RESPONDENT:Joyce Ann Burdine
LOCATION:U.S. District Court for the Western District of Texas
DOCKET NO.: 79-1764
DECIDED BY: Burger Court (1975-1981)
LOWER COURT: United States Court of Appeals for the Fifth Circuit
CITATION: 450 US 248 (1981)
ARGUED: Dec 09, 1980
DECIDED: Mar 04, 1981
GRANTED: Jun 16, 1980
Gregory Wilson – on behalf of the Petitioner
Hubert L. Gil – on behalf of the Respondent
Facts of the case
The Texas Department of Community Affairs (TDCA) hired Joyce Burdine as an accounting clerk in the Public Service Careers Division (PSC). Burdine possessed several years’ experience, was promoted and was often assigned additional duties. Burdine applied for the supervisor’s position of Project Director, however, she never received a response and the position remained vacant for six months. When the PSC learned it would lose funding unless it appointed a permanent Project Director and completely reorganized the PSC staff, a male employee from another division was hired as Project Director. Three employees, including Burdine, were let go, leaving a male as the only professional employee in the division. The TDCA rehired Burdine and assigned her to another division where she received the same salary as the Project Director at PSC. Burdine sued the TDCA and alleged that the failure to promote her and the decision to terminate her were gender discrimination that violated Title VII of the Civil Rights Act of 1964. The district held that neither decision was based on gender discrimination. The U.S. Court of Appeals for the Fifth Circuit reversed in part because the TDCA bore the burden of proof and did not prove it was more likely than not that the male employee hired or promoted was better qualified than Burdine.

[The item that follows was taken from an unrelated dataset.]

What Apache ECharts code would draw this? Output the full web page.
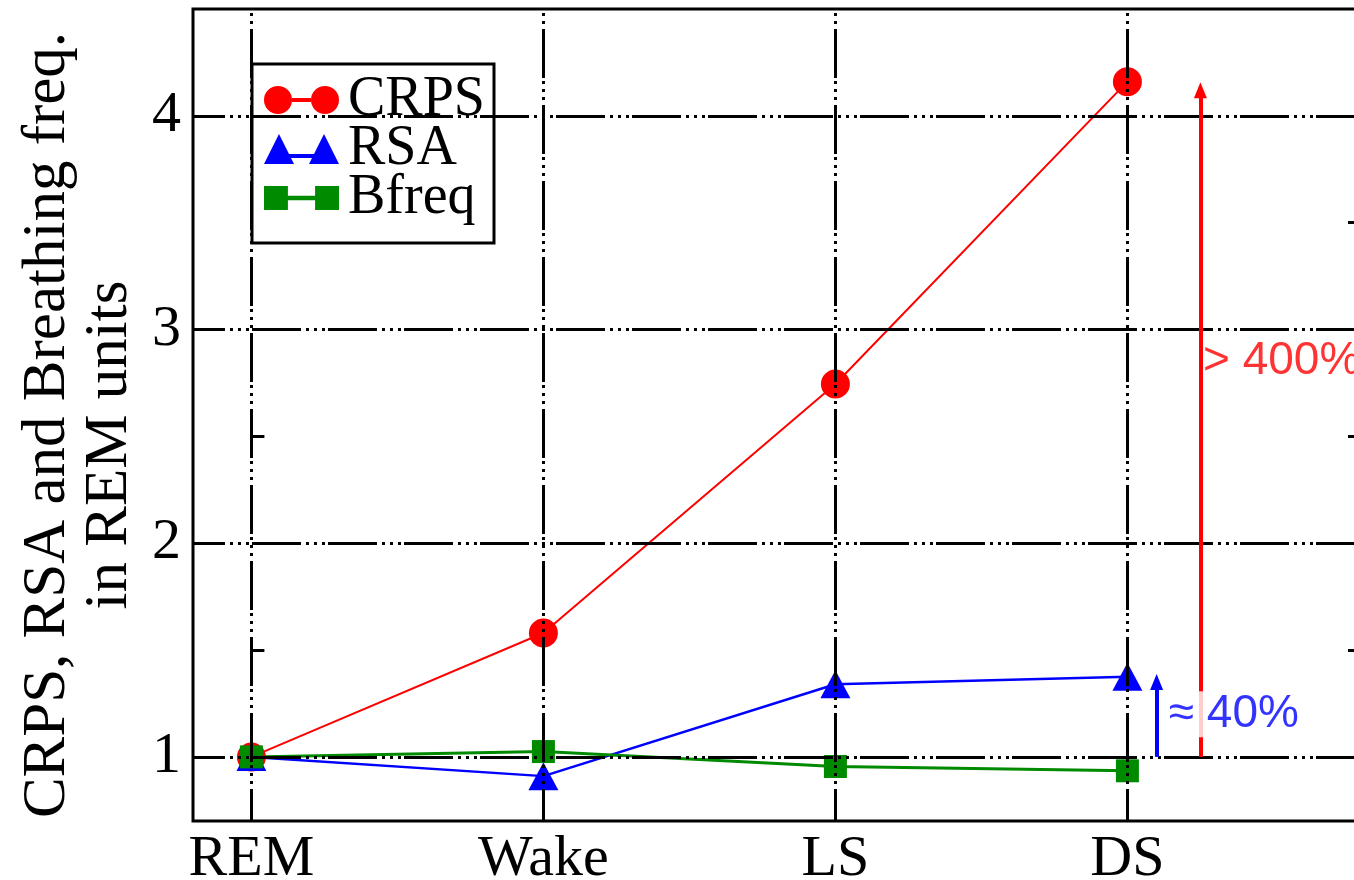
<!DOCTYPE html>
<html>
<head>
<meta charset="utf-8">
<title>CRPS, RSA and Breathing frequency by sleep stage</title>
<script src="https://cdn.jsdelivr.net/npm/echarts@6/dist/echarts.min.js"></script>
<style>
  html, body { margin: 0; padding: 0; background: #fff; }
  #chart { width: 1354px; height: 880px; }
</style>
</head>
<body>
<div id="chart"></div>
<script>
// Sleep stages on the x axis (positions 0..3)
const categories = ['REM', 'Wake', 'LS', 'DS'];

// Values normalised to REM
const crps  = [1.0, 1.58, 2.745, 4.16];
const rsa   = [1.0, 0.91, 1.34, 1.375];
const bfreq = [1.0, 1.025, 0.955, 0.935];

// Axis ticks
const yMajorTicks = [1, 2, 3, 4];
const yMinorTicks = [1.5, 2.5, 3.5];
const xTicks = [0, 1, 2, 3];

// Change arrows to the right of DS: x position, base, tip
const arrowX    = [3.25, 3.1];
const arrowBase = [1, 1];
const arrowTip  = [4.12, 1.35];

// Arrow annotations: text and anchor (left edge, vertical centre)
const noteText = ['> 400%', '\u2248 40%'];
const noteX    = [3.252, 3.135];
const noteY    = [2.85, 1.2];

const RED = '#ff0000', BLUE = '#0000ff', GREEN = '#008a00';
const SERIF = '"Liberation Serif", "DejaVu Serif", serif';
const SANS = '"Liberation Sans", Arial, sans-serif';

const toXY = arr => arr.map((v, i) => [i, v]);

// Grid line dash: long dash followed by three dots
const gridDash = [49, 5, 3, 5, 3, 5, 3, 3];

// Legend icons: marker - bar - marker
const iconCircle = 'path://M0,15A14,14 0 1,0 28,15A14,14 0 1,0 0,15Z' +
                   'M47,15A14,14 0 1,0 75,15A14,14 0 1,0 47,15Z' +
                   'M28,13L47,13L47,17L28,17Z';
const iconTriangle = 'path://M0,30L15,0L30,30Z M45,30L60,0L75,30Z M20,20L55,20L55,24L20,24Z';
const iconSquare = 'path://M3,4L25,4L25,26L3,26Z M50,4L72,4L72,26L50,26Z M25,13L50,13L50,17L25,17Z';

const chart = echarts.init(document.getElementById('chart'), null, { renderer: 'canvas' });

const nameFont = { fontFamily: SERIF, fontSize: 61, color: '#000', lineHeight: 62 };

const option = {
  animation: false,
  backgroundColor: '#fff',
  grid: {
    left: 193, top: 9, right: -7, bottom: 59,
    outerBoundsMode: 'none', containLabel: false,
    show: true, borderColor: '#000', borderWidth: 3, backgroundColor: 'transparent'
  },
  legend: {
    orient: 'vertical',
    left: 252, top: 64,
    padding: [8, 9, 17, 12],
    itemWidth: 75, itemHeight: 30, itemGap: -7,
    backgroundColor: '#fff', borderColor: '#000', borderWidth: 3,
    textStyle: { fontFamily: SERIF, fontSize: 56, color: '#000', padding: [0, 0, 0, 4] },
    data: [
      { name: 'CRPS',  icon: iconCircle },
      { name: 'RSA',   icon: iconTriangle },
      { name: 'Bfreq', icon: iconSquare }
    ]
  },
  xAxis: {
    type: 'value', min: -0.2, max: 3.8,
    axisLine: { show: false },
    splitLine: { show: false },
    axisTick: { show: false },
    axisLabel: {
      customValues: xTicks,
      formatter: v => categories[Math.round(v)] || '',
      fontFamily: SERIF, fontSize: 58, color: '#000', margin: 10
    }
  },
  yAxis: [
    {
      type: 'value', min: 0.7, max: 4.5, position: 'left',
      name: '{a|CRPS, RSA and Breathing freq.}\n{b|in REM units}',
      nameLocation: 'middle', nameRotate: 90, nameGap: 52,
      nameTextStyle: Object.assign({}, nameFont, {
        padding: [0, 20, 0, 0],
        rich: {
          a: Object.assign({}, nameFont),
          b: Object.assign({}, nameFont, { padding: [0, 40, 0, 0] })
        }
      }),
      axisLine: { show: false },
      splitLine: { show: false },
      axisTick: { show: true, inside: true, length: 13, customValues: yMinorTicks,
                  lineStyle: { color: '#000', width: 3 } },
      axisLabel: { customValues: yMajorTicks, fontFamily: SERIF, fontSize: 58, color: '#000', margin: 12 }
    },
    {
      type: 'value', min: 0.7, max: 4.5, position: 'right',
      axisLine: { show: false },
      splitLine: { show: false },
      axisLabel: { show: false },
      axisTick: { show: true, inside: true, length: 13, customValues: yMinorTicks,
                  lineStyle: { color: '#000', width: 3 } }
    }
  ],
  series: [
    {
      // grid lines at the major ticks
      name: 'grid', type: 'line', data: [], z: 1, silent: true,
      markLine: {
        silent: true, symbol: 'none', label: { show: false },
        lineStyle: { color: '#000', width: 3, type: gridDash, dashOffset: 17 },
        data: yMajorTicks.map(v => ({ yAxis: v }))
          .concat(xTicks.map(v => ({ xAxis: v })))
      }
    },
    {
      name: 'CRPS', type: 'line', data: toXY(crps), z: 3,
      symbol: 'circle', symbolSize: 29,
      itemStyle: { color: RED },
      lineStyle: { color: RED, width: 2 }
    },
    {
      name: 'RSA', type: 'line', data: toXY(rsa), z: 3,
      symbol: 'triangle', symbolSize: [30, 28],
      itemStyle: { color: BLUE },
      lineStyle: { color: BLUE, width: 2.5 }
    },
    {
      name: 'Bfreq', type: 'line', data: toXY(bfreq), z: 3,
      symbol: 'rect', symbolSize: 23,
      itemStyle: { color: GREEN },
      lineStyle: { color: GREEN, width: 3 }
    },
    {
      // change arrows
      name: 'arrows', type: 'line', data: [], z: 4, silent: true,
      markLine: {
        silent: true, symbol: ['none', 'triangle'], symbolSize: [13, 16],
        label: { show: false },
        data: arrowX.map((x, i) => [
          { coord: [x, arrowBase[i]], lineStyle: { color: i === 0 ? RED : BLUE, width: 4, type: 'solid' } },
          { coord: [x, arrowTip[i]] }
        ])
      }
    },
    {
      // arrow annotations
      name: 'notes', type: 'scatter', z: 5, silent: true,
      symbolSize: 0,
      data: noteText.map((t, i) => ({
        value: [noteX[i], noteY[i]],
        label: {
          show: true, position: 'right', distance: 0,
          formatter: t,
          fontFamily: SANS, fontSize: 46,
          color: i === 0 ? RED : BLUE,
          backgroundColor: i === 0 ? 'transparent' : '#fff',
          padding: [0, 2, 0, 2]
        }
      }))
    }
  ]
};

chart.setOption(option);
</script>
</body>
</html>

After an employee has proven a prima facie case of discrimination treatment, does the burden shift to the defendant to persuade the court of the nondiscriminatory reasons for the termination of the employee?

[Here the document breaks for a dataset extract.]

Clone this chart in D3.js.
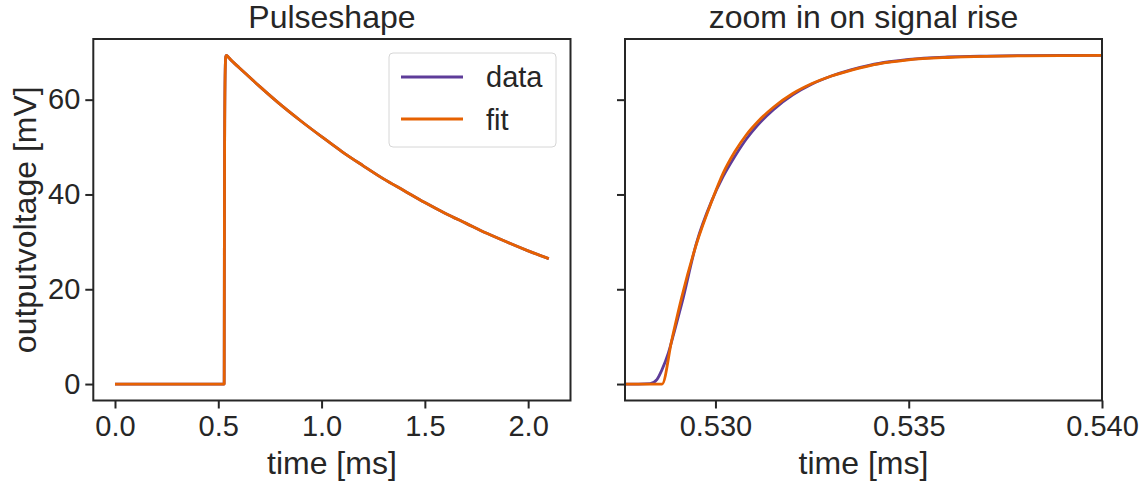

Media for Texas Department of Community Affairs v. Burdine
Audio Transcription for Opinion Announcement – March 04, 1981 in Texas Department of Community Affairs v. Burdine
Warren E. Burger:
Mr. Justice Powell has two — the opinions in two cases to announce for the Court.
Lewis F. Powell, Jr.:
The first of these is 79-1764, Texas Department of Commissioner of Affairs against Burdine.
This case comes to us on certiorari to the Court of Appeals for the Fifth Circuit.
It involves a proper evidentiary burden borne by an employer in a discrimination suit brought under Title VII of the Civil Rights Act of 1964.
The Court of Appeals held that when a discharged employee proves a prima facie case of discrimination, the employer then must prove by preponderance of the evidence that nondiscriminatory reasons existed.
The Court further held that the employer also must prove that the person retained in the position at issue was better qualified than the rejected employee.
We granted certiorari to resolve a conflict among the Circuits as to the appropriate burden of proof to rebut a prima facie case of discrimination.
Our prior cases have held that the employer’s burden is to identify clearly by evidence a legitimate nondiscriminatory reason for the employment decision.
This is merely a burden of going forward with the evidence, the overall burden of persuasion remands throughout the case with the plaintiff employee.
We think the Court of Appeals misunderstood our prior decisions and imposed an inappropriate burden of proof on the employer in this case.
Accordingly, the judgment of the Court of Appeals is vacated and the case remanded for the application of the correct legal standard.